D’emblée, les deux chercheurs renvoient à leurs études et à leurs démonstrations ceux qui prétendent que l’installation de compteurs intelligents suffirait à réduire potentiellement de 15% la consommation énergétique des ménages. En cause (notamment), selon eux, une confusion (sciemment entretenue?) entre “compteurs communicants” – “qui ne font que transmettre des données aux distributeurs et fournisseurs” – et des systèmes plus élaborés d’affichage de consommation installés dans les pièces à vivre. Cette critique d’ailleurs n’est pas neuve et a déjà été maintes fois émise à diverses sources: la réduction de consommation exigera l’implication active, consciente et quotidienne du consommateur, à qui il faudra donc proposer un système simple et efficace, à interface conviviale et, plus encore, “incitative”, qui le pousse à agir, en quasi temps réel, sur sa consommation.

Les 15% (maximum) de réduction annoncée à la faveur de l’installation de compteurs intelligents (pardon! communicants) qui remplaceraient “bêtement” les compteurs actuels dans les soubassements des maisons et immeubles, ce 15% serait donc un simple mirage. “Une analyse de plusieurs études scientifiques récentes montre que les économies d’énergie s’élèvent seulement à 2 ou 4%, dans le meilleur des cas”, soulignent les deux chercheurs de l’ULB. Et sont en général “à court terme”. Autrement dit, potentiellement l’effet des expériences-pilote, par définition limitées dans le temps. Reste à faire la démonstration de la durabilité de l’effet…

“Activer” le consommateur

Grégoire Wallenborn et Frédéric Klopfert plaident en outre pour une implication active des consommateurs dans le processus-même de développement de ces futurs compteurs intelligents. Histoire de valider et de faire adopter plus aisément les interfaces imaginées. “Les compteurs ne deviendront véritablement intelligents que lorsque les consommateurs les utiliseront de manière intelligente.” La Palice n’aurait pas été plus clair. “Ils devraient donc participer activement à la création et à la définition des fonctions, des usages et des implications avant que des considérations d’ordre technico-économiques ne définissent et ne normalisent ces nouveaux objets.”

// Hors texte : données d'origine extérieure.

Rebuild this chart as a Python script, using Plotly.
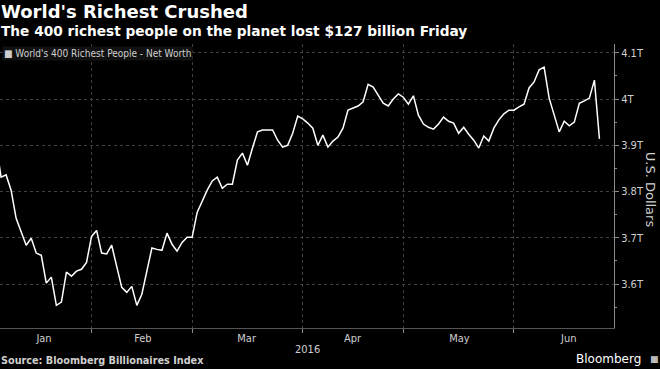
import pandas as pd
import plotly.graph_objects as go

# Trading days Jan 4 - Jun 24, 2016 (US market holidays excluded)
holidays = ["2016-01-01", "2016-01-18", "2016-02-15", "2016-03-25", "2016-05-30"]
dates = pd.bdate_range("2016-01-04", "2016-06-24", freq="C", holidays=holidays)

jan = [3.905, 3.831, 3.836, 3.803, 3.742, 3.712, 3.684, 3.699, 3.667, 3.662,
       3.602, 3.615, 3.554, 3.561, 3.626, 3.617, 3.628, 3.632, 3.647]
feb = [3.703, 3.716, 3.667, 3.665, 3.684, 3.639, 3.593, 3.582, 3.595, 3.554,
       3.578, 3.628, 3.678, 3.675, 3.673, 3.710, 3.686, 3.671, 3.690, 3.701]
mar = [3.701, 3.755, 3.779, 3.803, 3.823, 3.831, 3.807, 3.816, 3.816, 3.868,
       3.883, 3.857, 3.894, 3.929, 3.933, 3.933, 3.933, 3.911, 3.896, 3.900,
       3.926, 3.963]
apr = [3.957, 3.948, 3.937, 3.900, 3.922, 3.896, 3.909, 3.918, 3.937, 3.976,
       3.981, 3.985, 3.994, 4.032, 4.026, 4.009, 3.991, 3.985, 4.000, 4.011,
       4.004]
may = [3.989, 4.007, 3.965, 3.946, 3.939, 3.935, 3.946, 3.961, 3.952, 3.948,
       3.926, 3.939, 3.924, 3.911, 3.894, 3.920, 3.909, 3.937, 3.955, 3.968,
       3.976]
jun = [3.976, 3.983, 3.989, 4.024, 4.037, 4.063, 4.069, 4.002, 3.965, 3.929,
       3.952, 3.942, 3.950, 3.991, 3.996, 4.002, 4.041, 3.914]
net_worth = jan + feb + mar + apr + may + jun  # trillions USD

month_labels = ["Jan", "Feb", "Mar", "Apr", "May", "Jun"]
month_label_pos = ["2016-01-15 13:00", "2016-02-16 05:00", "2016-03-15 20:00",
                   "2016-04-14 21:30", "2016-05-16 04:00", "2016-06-15 21:30"]
y_ticks = [3.6, 3.7, 3.8, 3.9, 4.0, 4.1]
y_tick_labels = ["3.6T", "3.7T", "3.8T", "3.9T", "4T", "4.1T"]

title = "World's Richest Crushed"
subtitle = "The 400 richest people on the planet lost $127 billion Friday"
series_name = "World's 400 Richest People - Net Worth"

fig = go.Figure()
fig.add_trace(go.Scatter(
    x=dates, y=net_worth, mode="lines", name=series_name,
    line=dict(color="#ffffff", width=1.5), showlegend=False,
))

grid_col = "#404040"
axis_col = "#8a8a8a"
tick_font = dict(family="Liberation Sans Narrow, DejaVu Sans Condensed, Arial", size=11, color="#cfcfcf")

fig.update_layout(
    width=660, height=369,
    paper_bgcolor="#000000", plot_bgcolor="#000000",
    margin=dict(l=0, r=46, t=44, b=41),
    showlegend=False,
    xaxis=dict(
        type="date",
        range=["2016-01-04 19:00", "2016-06-28 21:30"],
        rangebreaks=[dict(bounds=["sat", "mon"]), dict(values=holidays)],
        tickvals=month_label_pos, ticktext=month_labels,
        showgrid=False, ticks="",
        minor=dict(dtick="M1", tick0="2016-01-01", ticks="outside", ticklen=4,
                   tickcolor=axis_col, showgrid=True, gridcolor=grid_col,
                   griddash="dot", gridwidth=1),
        showline=True, linecolor="#555555", linewidth=1,
        tickfont=tick_font, zeroline=False,
    ),
    yaxis=dict(
        side="right", range=[3.505, 4.119],
        tickvals=y_ticks, ticktext=y_tick_labels,
        showgrid=True, gridcolor=grid_col, griddash="dot", gridwidth=1,
        ticks="outside", ticklen=4, tickcolor=axis_col,
        minor=dict(dtick=0.05, tick0=3.55, ticks="outside", ticklen=2, tickcolor=axis_col, showgrid=False),
        showline=True, linecolor=axis_col, linewidth=1,
        tickfont=tick_font, zeroline=False,
    ),
)

ann = [
    dict(text="<b>" + title + "</b>", x=-0.002, y=1.116, font=dict(family="DejaVu Sans", size=18, color="#ffffff")),
    dict(text="<b>" + subtitle + "</b>", x=-0.002, y=1.046, font=dict(family="DejaVu Sans", size=13.7, color="#ffffff")),
    dict(text="<b>Source: Bloomberg Billionaires Index</b>", x=-0.002, y=-0.116,
         font=dict(family="DejaVu Sans", size=9.7, color="#cfcfcf")),
    dict(text="\u25A0 " + series_name, x=0.004, y=0.968, bgcolor="#111111",
         font=dict(family="Liberation Sans Narrow, DejaVu Sans Condensed, Arial", size=10, color="#cfcfcf")),
]
for a in ann:
    fig.add_annotation(xref="paper", yref="paper", xanchor="left", yanchor="middle",
                       showarrow=False, **a)

fig.add_annotation(text="2016", xref="paper", yref="paper", x=0.5, y=-0.077,
                   xanchor="center", yanchor="middle", showarrow=False, font=tick_font)
fig.add_annotation(text="U.S. Dollars", xref="paper", yref="paper", x=1.059, y=0.486,
                   xanchor="center", yanchor="middle", showarrow=False, textangle=90,
                   font=dict(family="DejaVu Sans", size=13, color="#cfcfcf"))
fig.add_annotation(text="Bloomberg", xref="paper", yref="paper", x=1.047, y=-0.11,
                   xanchor="right", yanchor="middle", showarrow=False,
                   font=dict(family="DejaVu Sans", size=12, color="#ffffff"))
fig.add_annotation(text="\u25A0", xref="paper", yref="paper", x=1.066, y=-0.11,
                   xanchor="center", yanchor="middle", showarrow=False,
                   font=dict(family="DejaVu Sans", size=9, color="#bbbbbb"))

fig.write_html("out.html", config={"displayModeBar": False},
               post_script="document.body.style.margin='0';")
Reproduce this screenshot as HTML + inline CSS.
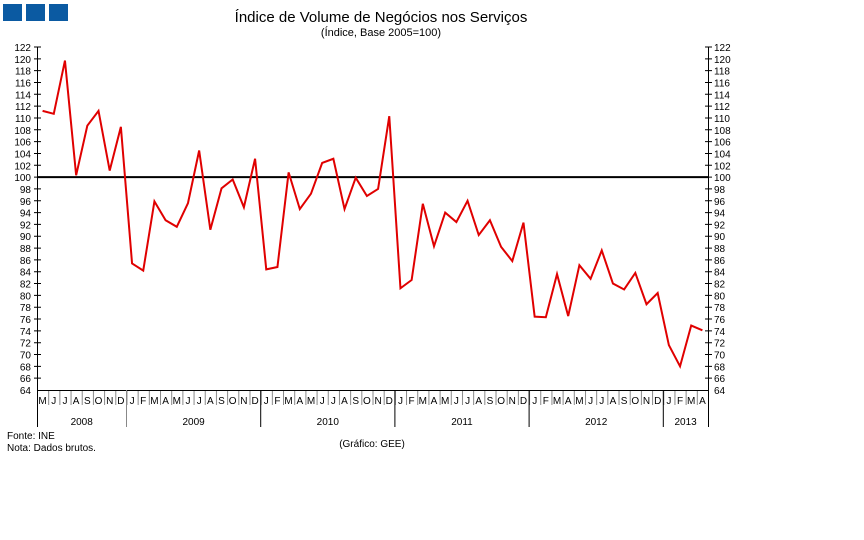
<!DOCTYPE html>
<html><head><meta charset="utf-8"><style>
html,body{margin:0;padding:0;background:#fff;}
svg{display:block;font-family:"Liberation Sans",sans-serif;}
</style></head><body>
<svg width="864" height="540" viewBox="0 0 864 540" xmlns="http://www.w3.org/2000/svg">
<rect x="3" y="4" width="19" height="17" fill="#0b5aa2"/>
<rect x="26" y="4" width="19" height="17" fill="#0b5aa2"/>
<rect x="49" y="4" width="19" height="17" fill="#0b5aa2"/>
<text x="381" y="22" font-size="15" text-anchor="middle" fill="#000">Índice de Volume de Negócios nos Serviços</text>
<text x="381" y="36" font-size="11" text-anchor="middle" fill="#000">(Índice, Base 2005=100)</text>
<defs>
<pattern id="sep" x="37" y="390" width="11.1833" height="15" patternUnits="userSpaceOnUse">
<line x1="0.5" y1="0" x2="0.5" y2="15" stroke="#888" stroke-width="1"/>
</pattern>
</defs>
<rect x="37" y="390" width="671" height="15" fill="url(#sep)"/>
<g stroke="#000" stroke-width="1">
<line x1="37.5" y1="47" x2="37.5" y2="427"/>
<line x1="708.5" y1="47" x2="708.5" y2="427"/>
<line x1="37" y1="390.5" x2="708" y2="390.5"/>
<line x1="126.5" y1="390" x2="126.5" y2="427" stroke="#888"/>
<line x1="260.7" y1="390" x2="260.7" y2="427"/>
<line x1="394.9" y1="390" x2="394.9" y2="427"/>
<line x1="529.1" y1="390" x2="529.1" y2="427"/>
<line x1="663.3" y1="390" x2="663.3" y2="427"/>
</g>
<g stroke="#000" stroke-width="1">
<path d="M34 47H41M34 58.83H41M34 70.66H41M34 82.49H41M34 94.31H41M34 106.14H41M34 117.97H41M34 129.79H41M34 141.62H41M34 153.45H41M34 165.28H41M34 177.1H41M34 188.93H41M34 200.76H41M34 212.59H41M34 224.41H41M34 236.24H41M34 248.07H41M34 259.9H41M34 271.72H41M34 283.55H41M34 295.38H41M34 307.2H41M34 319.03H41M34 330.86H41M34 342.69H41M34 354.51H41M34 366.34H41M34 378.17H41"/>
<path d="M705 47H712M705 58.83H712M705 70.66H712M705 82.49H712M705 94.31H712M705 106.14H712M705 117.97H712M705 129.79H712M705 141.62H712M705 153.45H712M705 165.28H712M705 177.1H712M705 188.93H712M705 200.76H712M705 212.59H712M705 224.41H712M705 236.24H712M705 248.07H712M705 259.9H712M705 271.72H712M705 283.55H712M705 295.38H712M705 307.2H712M705 319.03H712M705 330.86H712M705 342.69H712M705 354.51H712M705 366.34H712M705 378.17H712"/>
</g>
<g font-size="10" fill="#000" text-anchor="end">
<text x="31" y="51">122</text><text x="31" y="62.8">120</text><text x="31" y="74.7">118</text><text x="31" y="86.5">116</text><text x="31" y="98.3">114</text><text x="31" y="110.1">112</text><text x="31" y="122">110</text><text x="31" y="133.8">108</text><text x="31" y="145.6">106</text><text x="31" y="157.4">104</text><text x="31" y="169.3">102</text><text x="31" y="181.1">100</text><text x="31" y="192.9">98</text><text x="31" y="204.8">96</text><text x="31" y="216.6">94</text><text x="31" y="228.4">92</text><text x="31" y="240.2">90</text><text x="31" y="252.1">88</text><text x="31" y="263.9">86</text><text x="31" y="275.7">84</text><text x="31" y="287.5">82</text><text x="31" y="299.4">80</text><text x="31" y="311.2">78</text><text x="31" y="323">76</text><text x="31" y="334.9">74</text><text x="31" y="346.7">72</text><text x="31" y="358.5">70</text><text x="31" y="370.3">68</text><text x="31" y="382.2">66</text><text x="31" y="394">64</text>
</g>
<g font-size="10" fill="#000">
<text x="714" y="51">122</text><text x="714" y="62.8">120</text><text x="714" y="74.7">118</text><text x="714" y="86.5">116</text><text x="714" y="98.3">114</text><text x="714" y="110.1">112</text><text x="714" y="122">110</text><text x="714" y="133.8">108</text><text x="714" y="145.6">106</text><text x="714" y="157.4">104</text><text x="714" y="169.3">102</text><text x="714" y="181.1">100</text><text x="714" y="192.9">98</text><text x="714" y="204.8">96</text><text x="714" y="216.6">94</text><text x="714" y="228.4">92</text><text x="714" y="240.2">90</text><text x="714" y="252.1">88</text><text x="714" y="263.9">86</text><text x="714" y="275.7">84</text><text x="714" y="287.5">82</text><text x="714" y="299.4">80</text><text x="714" y="311.2">78</text><text x="714" y="323">76</text><text x="714" y="334.9">74</text><text x="714" y="346.7">72</text><text x="714" y="358.5">70</text><text x="714" y="370.3">68</text><text x="714" y="382.2">66</text><text x="714" y="394">64</text>
</g>
<g font-size="10" fill="#000" text-anchor="middle">
<text x="42.6" y="404">M</text><text x="53.8" y="404">J</text><text x="65.0" y="404">J</text><text x="76.1" y="404">A</text><text x="87.3" y="404">S</text><text x="98.5" y="404">O</text><text x="109.7" y="404">N</text><text x="120.9" y="404">D</text>
<text x="132.1" y="404">J</text><text x="143.2" y="404">F</text><text x="154.4" y="404">M</text><text x="165.6" y="404">A</text><text x="176.8" y="404">M</text><text x="188.0" y="404">J</text><text x="199.2" y="404">J</text><text x="210.3" y="404">A</text><text x="221.5" y="404">S</text><text x="232.7" y="404">O</text><text x="243.9" y="404">N</text><text x="255.1" y="404">D</text>
<text x="266.3" y="404">J</text><text x="277.4" y="404">F</text><text x="288.6" y="404">M</text><text x="299.8" y="404">A</text><text x="311.0" y="404">M</text><text x="322.2" y="404">J</text><text x="333.4" y="404">J</text><text x="344.5" y="404">A</text><text x="355.7" y="404">S</text><text x="366.9" y="404">O</text><text x="378.1" y="404">N</text><text x="389.3" y="404">D</text>
<text x="400.5" y="404">J</text><text x="411.6" y="404">F</text><text x="422.8" y="404">M</text><text x="434.0" y="404">A</text><text x="445.2" y="404">M</text><text x="456.4" y="404">J</text><text x="467.6" y="404">J</text><text x="478.7" y="404">A</text><text x="489.9" y="404">S</text><text x="501.1" y="404">O</text><text x="512.3" y="404">N</text><text x="523.5" y="404">D</text>
<text x="534.7" y="404">J</text><text x="545.8" y="404">F</text><text x="557.0" y="404">M</text><text x="568.2" y="404">A</text><text x="579.4" y="404">M</text><text x="590.6" y="404">J</text><text x="601.8" y="404">J</text><text x="612.9" y="404">A</text><text x="624.1" y="404">S</text><text x="635.3" y="404">O</text><text x="646.5" y="404">N</text><text x="657.7" y="404">D</text>
<text x="668.9" y="404">J</text><text x="680.0" y="404">F</text><text x="691.2" y="404">M</text><text x="702.4" y="404">A</text>
<text x="81.7" y="425">2008</text><text x="193.6" y="425">2009</text><text x="327.8" y="425">2010</text><text x="462" y="425">2011</text><text x="596.2" y="425">2012</text><text x="685.6" y="425">2013</text>
<text x="372" y="447">(Gráfico: GEE)</text>
</g>
<g font-size="10" fill="#000">
<text x="7" y="439">Fonte: INE</text>
<text x="7" y="451">Nota: Dados brutos.</text>
</g>
<line x1="37" y1="177.1" x2="708" y2="177.1" stroke="#000" stroke-width="2"/>
<polyline transform="matrix(11.1833,0,0,-5.9138,42.59,768.48)" vector-effect="non-scaling-stroke" fill="none" stroke="#e00000" stroke-width="2" stroke-linejoin="miter"
points="0,111.2 1,110.7 2,119.7 3,100.3 4,108.7 5,111.2 6,101.1 7,108.5 8,85.4 9,84.2 10,95.9 11,92.7 12,91.6 13,95.6 14,104.5 15,91.1 16,98.1 17,99.6 18,94.9 19,103.1 20,84.4 21,84.8 22,100.8 23,94.6 24,97.2 25,102.4 26,103.1 27,94.6 28,99.9 29,96.8 30,98.0 31,110.3 32,81.2 33,82.6 34,95.5 35,88.3 36,94.0 37,92.4 38,96.0 39,90.2 40,92.7 41,88.2 42,85.8 43,92.3 44,76.4 45,76.3 46,83.6 47,76.5 48,85.1 49,82.8 50,87.6 51,82.0 52,81.0 53,83.8 54,78.5 55,80.4 56,71.6 57,68.0 58,74.9 59,74.1"/>
</svg>
</body></html>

Les deux chercheurs recommandent en outre de procéder à des déploiements progressifs de compteurs “conformément au rythme de la demande”. Ils préconisent en outre des compteurs modulaires: “La modularité des compteurs devrait autoriser un déploiement progressif de leurs fonctions et usages. Les consommateurs devraient pouvoir choisir différentes versions et devraient être capables de choisir – et de payer – les services qu’ils veulent.” Le risque, soulignent-ils, est d’en arriver à une situation où les consommateurs devraient payer pour des équipements et des services dont ils n’ont pas besoin. Ce qui tuerait dans l’oeuf, évidemment, le moindre semblant de motivation.

“L’agenda et la démarche des consommateurs sont variés. Ce qui contraste avec le modèle centralisé de production de l’électricité et de collecte des données personnelles. Nous suggérons dès lors que les “données intelligentes” et l’usage qui en est fait soient développés selon un modèle similaire au mouvement open source. Les consommateurs doivent avoir accès à leurs propres données de consommation, passées ou présentes, et ce, à titre gratuit. De même, le transfert de leurs données vers d’autres intervenants et acteurs requiert leur consentement préalable.”